* Task description
All of the data should be output character for character, except the pictures.
──────── Information provided ────────
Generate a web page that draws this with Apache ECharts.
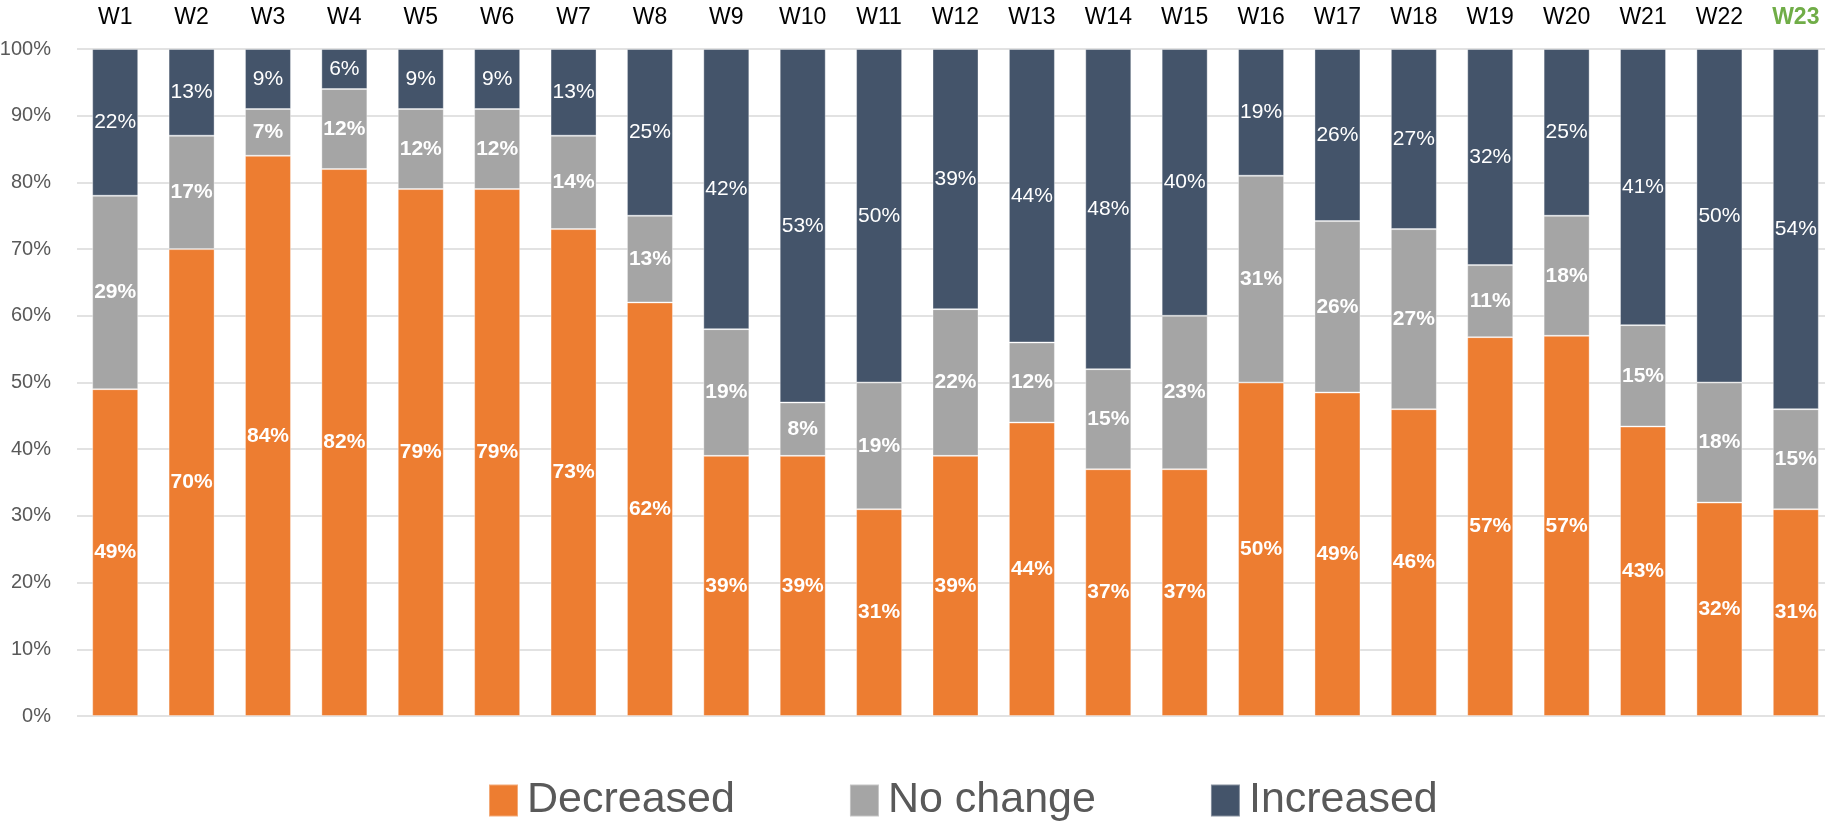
<!DOCTYPE html>
<html>
<head>
<meta charset="utf-8">
<script src="https://cdn.jsdelivr.net/npm/echarts@6/dist/echarts.min.js"></script>
<style>
  html, body { margin: 0; padding: 0; background: #fff; }
  #chart { width: 1825px; height: 824px; }
</style>
</head>
<body>
<div id="chart"></div>
<script>
const FONT = "'Liberation Sans', sans-serif"

const weeks = ['W1', 'W2', 'W3', 'W4', 'W5', 'W6', 'W7', 'W8', 'W9', 'W10', 'W11', 'W12',
  'W13', 'W14', 'W15', 'W16', 'W17', 'W18', 'W19', 'W20', 'W21', 'W22', 'W23']
const decreased = [49, 70, 84, 82, 79, 79, 73, 62, 39, 39, 31, 39, 44, 37, 37, 50, 48.5, 46, 56.8, 57, 43.4, 32, 31]
const noChange = [29, 17, 7, 12, 12, 12, 14, 13, 19, 8, 19, 22, 12, 15, 23, 31, 25.7, 27, 10.8, 18, 15.2, 18, 15]
const increased = [22, 13, 9, 6, 9, 9, 13, 25, 42, 53, 50, 39, 44, 48, 40, 19, 25.8, 27, 32.4, 25, 41.4, 50, 54]
const yTicks = [0, 10, 20, 30, 40, 50, 60, 70, 80, 90, 100]

/* colours only here, data set below */
const colors = { dec: '#ED7D31', none: '#A5A5A5', inc: '#44546A' }

function makeSeries (name, data, color, bold) {
  return {
    name: name,
    type: 'bar',
    stack: 'total',
    barWidth: 46,
    data: data,
    itemStyle: { color: color, borderColor: 'rgba(255,255,255,0.35)', borderWidth: 1 },
    label: {
      show: true,
      position: 'inside',
      color: '#fff',
      fontFamily: FONT,
      fontSize: 21,
      fontWeight: bold ? 'bold' : 'normal',
      formatter: p => Math.round(p.value) + '%'
    }
  }
}

const chart = echarts.init(document.getElementById('chart'))
chart.setOption({
  animation: false,
  textStyle: { fontFamily: FONT },
  grid: { left: 77, top: 49, width: 1757, height: 667, outerBoundsMode: 'none', containLabel: false },
  legend: {
    top: 774,
    left: 483,
    itemWidth: 29,
    itemHeight: 32,
    itemGap: 114,
    icon: 'rect',
    textStyle: { fontSize: 43, color: '#595959', fontFamily: FONT, padding: [0, 0, 0, 4] },
    data: ['Decreased', 'No change', 'Increased']
  },
  xAxis: {
    type: 'category',
    position: 'top',
    data: weeks,
    axisTick: { show: false },
    axisLine: { show: false },
    axisLabel: {
      interval: 0,
      margin: 20,
      fontSize: 23,
      color: '#000',
      formatter: (v, i) => i === weeks.length - 1 ? '{hl|' + v + '}' : v,
      rich: { hl: { fontSize: 23, color: '#70AD47', fontWeight: 'bold', fontFamily: FONT } }
    }
  },
  yAxis: {
    type: 'value',
    min: yTicks[0],
    max: yTicks[yTicks.length - 1],
    interval: 10,
    axisLine: { show: false },
    axisTick: { show: false },
    splitLine: { lineStyle: { color: '#D9D9D9', width: 1.5 } },
    axisLabel: { margin: 26, fontSize: 20, color: '#595959', formatter: '{value}%' }
  },
  series: [
    makeSeries('Decreased', decreased, colors.dec, true),
    makeSeries('No change', noChange, colors.none, true),
    makeSeries('Increased', increased, colors.inc, false)
  ]
})
</script>
</body>
</html>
────────
* Final result
Generate a web page that draws this with Apache ECharts.
<!DOCTYPE html>
<html>
<head>
<meta charset="utf-8">
<script src="https://cdn.jsdelivr.net/npm/echarts@6/dist/echarts.min.js"></script>
<style>
  html, body { margin: 0; padding: 0; background: #fff; }
  #chart { width: 1825px; height: 824px; }
</style>
</head>
<body>
<div id="chart"></div>
<script>
const FONT = "'Liberation Sans', sans-serif"

const weeks = ['W1', 'W2', 'W3', 'W4', 'W5', 'W6', 'W7', 'W8', 'W9', 'W10', 'W11', 'W12',
  'W13', 'W14', 'W15', 'W16', 'W17', 'W18', 'W19', 'W20', 'W21', 'W22', 'W23']
const decreased = [49, 70, 84, 82, 79, 79, 73, 62, 39, 39, 31, 39, 44, 37, 37, 50, 48.5, 46, 56.8, 57, 43.4, 32, 31]
const noChange = [29, 17, 7, 12, 12, 12, 14, 13, 19, 8, 19, 22, 12, 15, 23, 31, 25.7, 27, 10.8, 18, 15.2, 18, 15]
const increased = [22, 13, 9, 6, 9, 9, 13, 25, 42, 53, 50, 39, 44, 48, 40, 19, 25.8, 27, 32.4, 25, 41.4, 50, 54]
const yTicks = [0, 10, 20, 30, 40, 50, 60, 70, 80, 90, 100]

/* colours only here, data set below */
const colors = { dec: '#ED7D31', none: '#A5A5A5', inc: '#44546A' }

function makeSeries (name, data, color, bold) {
  return {
    name: name,
    type: 'bar',
    stack: 'total',
    barWidth: 46,
    data: data,
    itemStyle: { color: color, borderColor: 'rgba(255,255,255,0.35)', borderWidth: 1 },
    label: {
      show: true,
      position: 'inside',
      color: '#fff',
      fontFamily: FONT,
      fontSize: 21,
      fontWeight: bold ? 'bold' : 'normal',
      formatter: p => Math.round(p.value) + '%'
    }
  }
}

const chart = echarts.init(document.getElementById('chart'))
chart.setOption({
  animation: false,
  textStyle: { fontFamily: FONT },
  grid: { left: 77, top: 49, width: 1757, height: 667, outerBoundsMode: 'none', containLabel: false },
  legend: {
    top: 774,
    left: 483,
    itemWidth: 29,
    itemHeight: 32,
    itemGap: 114,
    icon: 'rect',
    textStyle: { fontSize: 43, color: '#595959', fontFamily: FONT, padding: [0, 0, 0, 4] },
    data: ['Decreased', 'No change', 'Increased']
  },
  xAxis: {
    type: 'category',
    position: 'top',
    data: weeks,
    axisTick: { show: false },
    axisLine: { show: false },
    axisLabel: {
      interval: 0,
      margin: 20,
      fontSize: 23,
      color: '#000',
      formatter: (v, i) => i === weeks.length - 1 ? '{hl|' + v + '}' : v,
      rich: { hl: { fontSize: 23, color: '#70AD47', fontWeight: 'bold', fontFamily: FONT } }
    }
  },
  yAxis: {
    type: 'value',
    min: yTicks[0],
    max: yTicks[yTicks.length - 1],
    interval: 10,
    axisLine: { show: false },
    axisTick: { show: false },
    splitLine: { lineStyle: { color: '#D9D9D9', width: 1.5 } },
    axisLabel: { margin: 26, fontSize: 20, color: '#595959', formatter: '{value}%' }
  },
  series: [
    makeSeries('Decreased', decreased, colors.dec, true),
    makeSeries('No change', noChange, colors.none, true),
    makeSeries('Increased', increased, colors.inc, false)
  ]
})
</script>
</body>
</html>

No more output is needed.